Having my step-daughter over later for Thanksgiving dinner – and I am going to take time out today to truly be appreciative of the good things in my life – including finally being in this new home and using my AF time to get more unpacking done. 

Need a Break

Isn’t ironic that I found this article in one of my emails today… http://www.mindbodygreen.com/0-11231/pssst-is-it-time-to-take-a-break-from-booze.html

Since I broke my 24 day streak I have not been AF yet … and I feel myself slipping … despite being ok mostly – I am digging in and realizing I need to take a break again and soon… writing this – not AF… feeling tired and a bit pissed off about a few things (men mostly lol). 

Tomorrow’s a new day – we’ll see what it brings. 

Often Enough

Every morning I start my day by reading affirmations and The Daily Motivator is one I visit and very often, like today, the message really hits home…

Often enough

Persistence is really quite simple, and extremely powerful. If you don’t get  it right the first time, see it not as a failure but as an opportunity for  another more informed and experienced attempt.

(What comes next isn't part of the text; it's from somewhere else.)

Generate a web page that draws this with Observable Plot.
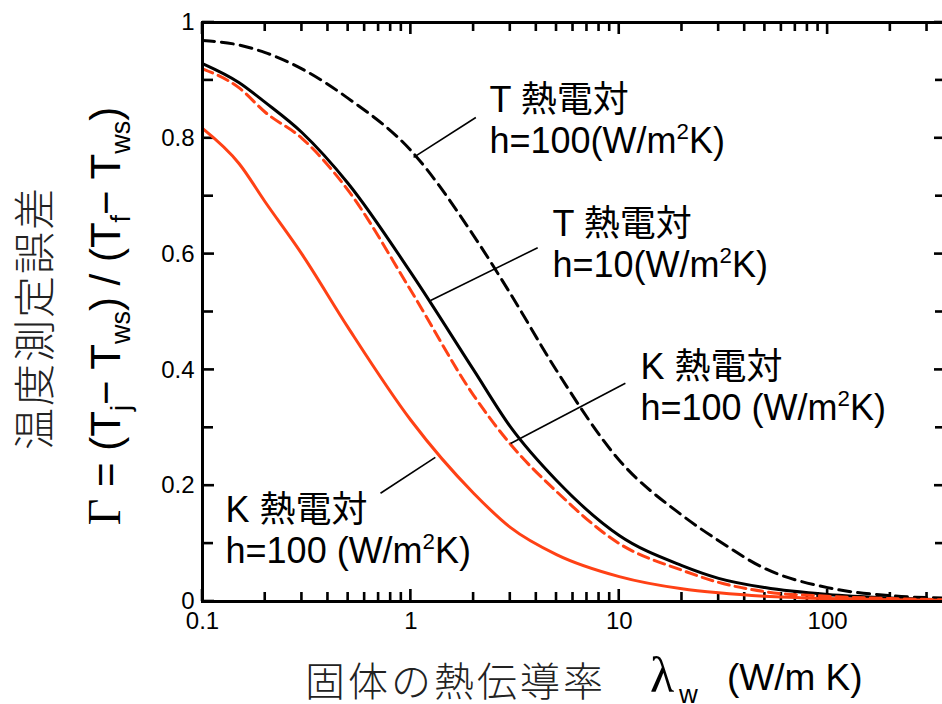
<!DOCTYPE html>
<html>
<head>
<meta charset="utf-8">
<script src="https://cdn.jsdelivr.net/npm/d3@7"></script>
<script src="https://cdn.jsdelivr.net/npm/@observablehq/plot@0.6"></script>
<style>
html, body { margin: 0; padding: 0; background: #fff; overflow: hidden; }
#chart { width: 942px; height: 704px; overflow: hidden; position: relative; }
</style>
</head>
<body>
<div id="chart"></div>
<script>
// ---- data ----
const lambda = [0.1, 0.15, 0.2, 0.3, 0.5, 1, 2, 3, 5, 10, 20, 30, 50, 100, 200, 370];
const tH100 = [0.969, 0.961, 0.948, 0.920, 0.869, 0.779, 0.632, 0.532, 0.399, 0.244, 0.149, 0.105, 0.057, 0.024, 0.010, 0.006];
const tH10  = [0.929, 0.896, 0.862, 0.810, 0.722, 0.568, 0.400, 0.302, 0.209, 0.114, 0.062, 0.040, 0.024, 0.012, 0.006, 0.003];
const kDash = [0.920, 0.887, 0.845, 0.800, 0.710, 0.537, 0.356, 0.272, 0.190, 0.100, 0.054, 0.033, 0.017, 0.009, 0.005, 0.003];
const kSolid = [0.817, 0.756, 0.690, 0.600, 0.473, 0.313, 0.187, 0.128, 0.081, 0.043, 0.022, 0.015, 0.009, 0.005, 0.003, 0.002];

const seriesNames = ["T h=100", "T h=10", "K dashed", "K solid"];
const seriesValues = [tH100, tH10, kDash, kSolid];
const seriesColors = ["#000000", "#000000", "#ff4115", "#ff4115"];
const seriesDash = ["12,7", null, "11,6", null];

const xMajorTicks = [0.1, 1, 10, 100];
const xTickLabels = ["0.1", "1", "10", "100"];
const xMinorTicks = [0.2, 0.3, 0.4, 0.5, 0.6, 0.7, 0.8, 0.9, 2, 3, 4, 5, 6, 7, 8, 9, 20, 30, 40, 50, 60, 70, 80, 90, 200, 300];
const yMajorTicks = [0, 0.2, 0.4, 0.6, 0.8, 1];
const yTickLabels = ["0", "0.2", "0.4", "0.6", "0.8", "1"];
const yMinorTicks = [0.1, 0.3, 0.5, 0.7, 0.9];

const annoText = ["T 熱電対\nh=100(W/m²K)", "T 熱電対\nh=10(W/m²K)", "K 熱電対\nh=100 (W/m²K)", "K 熱電対\nh=100 (W/m²K)"];
const annoX = [2.384, 4.78, 12.64, 0.129];
const annoY = [0.774, 0.560, 0.313, 0.066];
const leaderX1 = [1.03, 1.243, 3.01, 0.715];
const leaderY1 = [0.767, 0.520, 0.273, 0.187];
const leaderX2 = [2.05, 4.06, 10.7, 1.31];
const leaderY2 = [0.836, 0.611, 0.377, 0.249];

const yLabel1 = "温度測定誤差";
const xLabelJa = "固体の熱伝導率";
const xLabelUnit = "(W/m K)";

// ---- layout ----
const W = 942, H = 704, mL = 202, mR = -4, mT = 22, mB = 103;
const xDomain = [0.1, 372], yDomain = [0, 1];
const innerW = W - mL - mR, innerH = H - mT - mB;
const decadePx = innerW / Math.log10(xDomain[1] / xDomain[0]);
const yLen = px => px / innerH * (yDomain[1] - yDomain[0]);
const xFac = px => Math.pow(10, px / decadePx);
const halfW = 1.3; // half tick thickness, px

// ---- tables ----
const rows = seriesNames.map((s, k) => lambda.map((x, i) => ({x, y: seriesValues[k][i], s})));
const annos = annoText.map((t, i) => ({t, x: annoX[i], y: annoY[i]}));
const leaders = leaderX1.map((x1, i) => ({x1, y1: leaderY1[i], x2: leaderX2[i], y2: leaderY2[i]}));
// inward ticks as thin filled rectangles in data space
const tickRects = [];
for (const [list, len] of [[xMajorTicks, 12], [xMinorTicks, 9]]) for (const v of list) {
  const a = v / xFac(halfW), b = v * xFac(halfW);
  tickRects.push({x1: a, x2: b, y1: yDomain[0], y2: yDomain[0] + yLen(len)});
  tickRects.push({x1: a, x2: b, y1: yDomain[1] - yLen(len), y2: yDomain[1]});
}
for (const [list, len] of [[yMajorTicks, 12], [yMinorTicks, 11]]) for (const v of list) {
  const a = v - yLen(halfW), b = v + yLen(halfW);
  tickRects.push({x1: xDomain[0], x2: xDomain[0] * xFac(len), y1: a, y2: b});
  tickRects.push({x1: xDomain[1] / xFac(len), x2: xDomain[1], y1: a, y2: b});
}

const sans = "Liberation Sans, Arial, 'Noto Sans CJK JP', sans-serif";
const tickFont = 24;

const marks = [];
marks.push(Plot.axisX(xMajorTicks, {anchor: "bottom", tickSize: 0, tickPadding: 10, tickFormat: d => xTickLabels[xMajorTicks.indexOf(d)], fontSize: tickFont, label: null}));
marks.push(Plot.axisY(yMajorTicks, {anchor: "left", tickSize: 0, tickPadding: 8, tickFormat: d => yTickLabels[yMajorTicks.indexOf(d)], fontSize: tickFont, label: null}));
marks.push(Plot.rect(tickRects, {x1: "x1", x2: "x2", y1: "y1", y2: "y2", fill: "black", stroke: "none"}));
rows.forEach((data, k) => {
  marks.push(Plot.line(data, {x: "x", y: "y", stroke: seriesColors[k], strokeWidth: 3, strokeDasharray: seriesDash[k] ?? undefined, curve: "monotone-x"}));
});
marks.push(Plot.link(leaders, {x1: "x1", y1: "y1", x2: "x2", y2: "y2", stroke: "black", strokeWidth: 1.6}));
marks.push(Plot.text(annos, {x: "x", y: "y", text: "t", textAnchor: "start", lineAnchor: "bottom", lineHeight: 1.14, fontSize: 36, fill: "black", fontFamily: sans}));
marks.push(Plot.frame({stroke: "black", strokeWidth: 3}));

const chart = Plot.plot({
  width: W,
  height: H,
  marginLeft: mL,
  marginRight: mR,
  marginTop: mT,
  marginBottom: mB,
  x: {type: "log", domain: xDomain},
  y: {domain: yDomain},
  style: {fontFamily: sans, fontSize: tickFont + "px", color: "black", background: "white"},
  marks
});
document.getElementById("chart").appendChild(chart);
const svg = d3.select(chart);

// ---- superscript ² -> raised tspan ----
const ns = "http://www.w3.org/2000/svg";
(function superscripts(root, fs) {
  const walker = document.createTreeWalker(root, NodeFilter.SHOW_TEXT);
  const nodes = [];
  while (walker.nextNode()) if (walker.currentNode.nodeValue.includes("²")) nodes.push(walker.currentNode);
  for (const n of nodes) {
    const [a, b] = n.nodeValue.split("²");
    const p = n.parentNode;
    const sup = document.createElementNS(ns, "tspan");
    sup.setAttribute("dy", -0.4 * fs);
    sup.setAttribute("font-size", 0.62 * fs);
    sup.textContent = "2";
    const rest = document.createElementNS(ns, "tspan");
    rest.setAttribute("dy", 0.4 * fs);
    rest.textContent = b;
    p.insertBefore(document.createTextNode(a), n);
    p.insertBefore(sup, n);
    p.insertBefore(rest, n);
    p.removeChild(n);
  }
})(chart, 36);

// ---- axis titles ----
svg.append("text")
  .attr("transform", "translate(50,318) rotate(-90)")
  .attr("text-anchor", "middle")
  .attr("font-family", "'Noto Sans CJK JP', sans-serif")
  .attr("font-weight", 300)
  .attr("font-size", 42)
  .attr("letter-spacing", 2)
  .attr("fill", "#222")
  .text(yLabel1);

const yl2 = svg.append("text")
  .attr("transform", "translate(120,316) rotate(-90)")
  .attr("text-anchor", "middle")
  .attr("font-family", sans)
  .attr("font-size", 42)
  .attr("fill", "black");
const parts = [["Γ", "serif"], [" = (T"], ["j", "sub"], ["− T"], ["ws", "sub"], [") / (T"], ["f", "sub"], ["− T"], ["ws", "sub"], [")"]];
let shifted = false;
for (const [t, kind] of parts) {
  const sp = yl2.append("tspan").text(t);
  if (kind === "serif") sp.attr("font-family", "Liberation Serif, serif").attr("font-size", 46);
  if (kind === "sub") { sp.attr("font-size", 27).attr("dy", 10); shifted = true; }
  else if (shifted) { sp.attr("dy", -10); shifted = false; }
}

svg.append("text")
  .attr("x", 305).attr("y", 696)
  .attr("text-anchor", "start")
  .attr("font-family", "'Noto Sans CJK JP', sans-serif")
  .attr("font-weight", 300)
  .attr("font-size", 40)
  .attr("letter-spacing", 3)
  .attr("fill", "#222")
  .text(xLabelJa);
svg.append("text")
  .attr("x", 650).attr("y", 692)
  .attr("text-anchor", "start")
  .attr("font-family", "Liberation Serif, serif")
  .attr("font-size", 50)
  .attr("fill", "black")
  .text("λ");
svg.append("text")
  .attr("x", 679).attr("y", 703)
  .attr("text-anchor", "start")
  .attr("font-family", sans)
  .attr("font-size", 26)
  .attr("fill", "black")
  .text("w");
svg.append("text")
  .attr("x", 727).attr("y", 690)
  .attr("text-anchor", "start")
  .attr("font-family", sans)
  .attr("font-size", 37)
  .attr("fill", "black")
  .text(xLabelUnit);
</script>
</body>
</html>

The best response to a disappointing result is more effort. Feel the  disappointment, let it make you more determined, and then move quickly to a  highly effective state of taking action.

Do what must be done, then do it again and again, and again. Even the  smallest action can have enormous impact when repeated often enough.

But how can you get back up when you’ve just fallen down? You do it by  reminding yourself it’s clearly the best choice, and then making the choice to  act in your own best interest.

Persistence is not always easy, yet it’s not particularly complicated either.  You’ve made the effort before, so it’s really not such a big deal to go ahead  and make it again.

Do that often enough, and your actions take on great power and effectiveness.  Do that often enough, and achievement is yours.

— Ralph Marston

Read more: http://greatday.com/motivate/index.html#ixzz2gYrdFvyW

I broke my AF streak at 24 days this time and I’m still not back to day 1. I have been having drinks daily – in moderation at the end of very full and productive days. It of course brings to question all my earlier promises and statements about “I don’t drink” and the reality I have to face that I’m not sure I can quit forever. I’m not even sure I can even do the infamous 100 day challenge. I know at one point I will get there as Belle put it because it’s on my list of things to do in life – go for a longer period of sobriety, but I guess I’m not there just yet. I will not give up though and I will persist and keep taking actions to improve myself. My ultimate goal is to live a healthy and happy life. What this picture will look like is still being developed.

Now that I’m into my fresh new space – my reality is I’m tired and still not settled in and I have to give myself a bit of a breather/break. My personal life challenges keep coming hard and fast – with kids who are refusing to go to school or getting suspended. My close friend who just learned her 18 month old daughter has leukemia. SHIT happens and I know this is NOT an excuse to drink by any means. I know it means if nothing else I have to be that much more present and I believe that I am. I am also acknowledging my need for some down time. I know that the down time doesn’t have to involve alcohol and I’ll get back to my AF streaking soon… Persistence is key! For those who are like me… don’t despair, don’t give up and keep fighting!! I’m not perfect, but I’m honest about where I am at on this journey. I may receive some judgement from those who don’t truly understand but that’s their judgement. What other people think of me is none of MY business. I’m doing this for ME and no one else. My blogging is my therapy and I share openly about what’s going on in my head so I can live well outside of my head.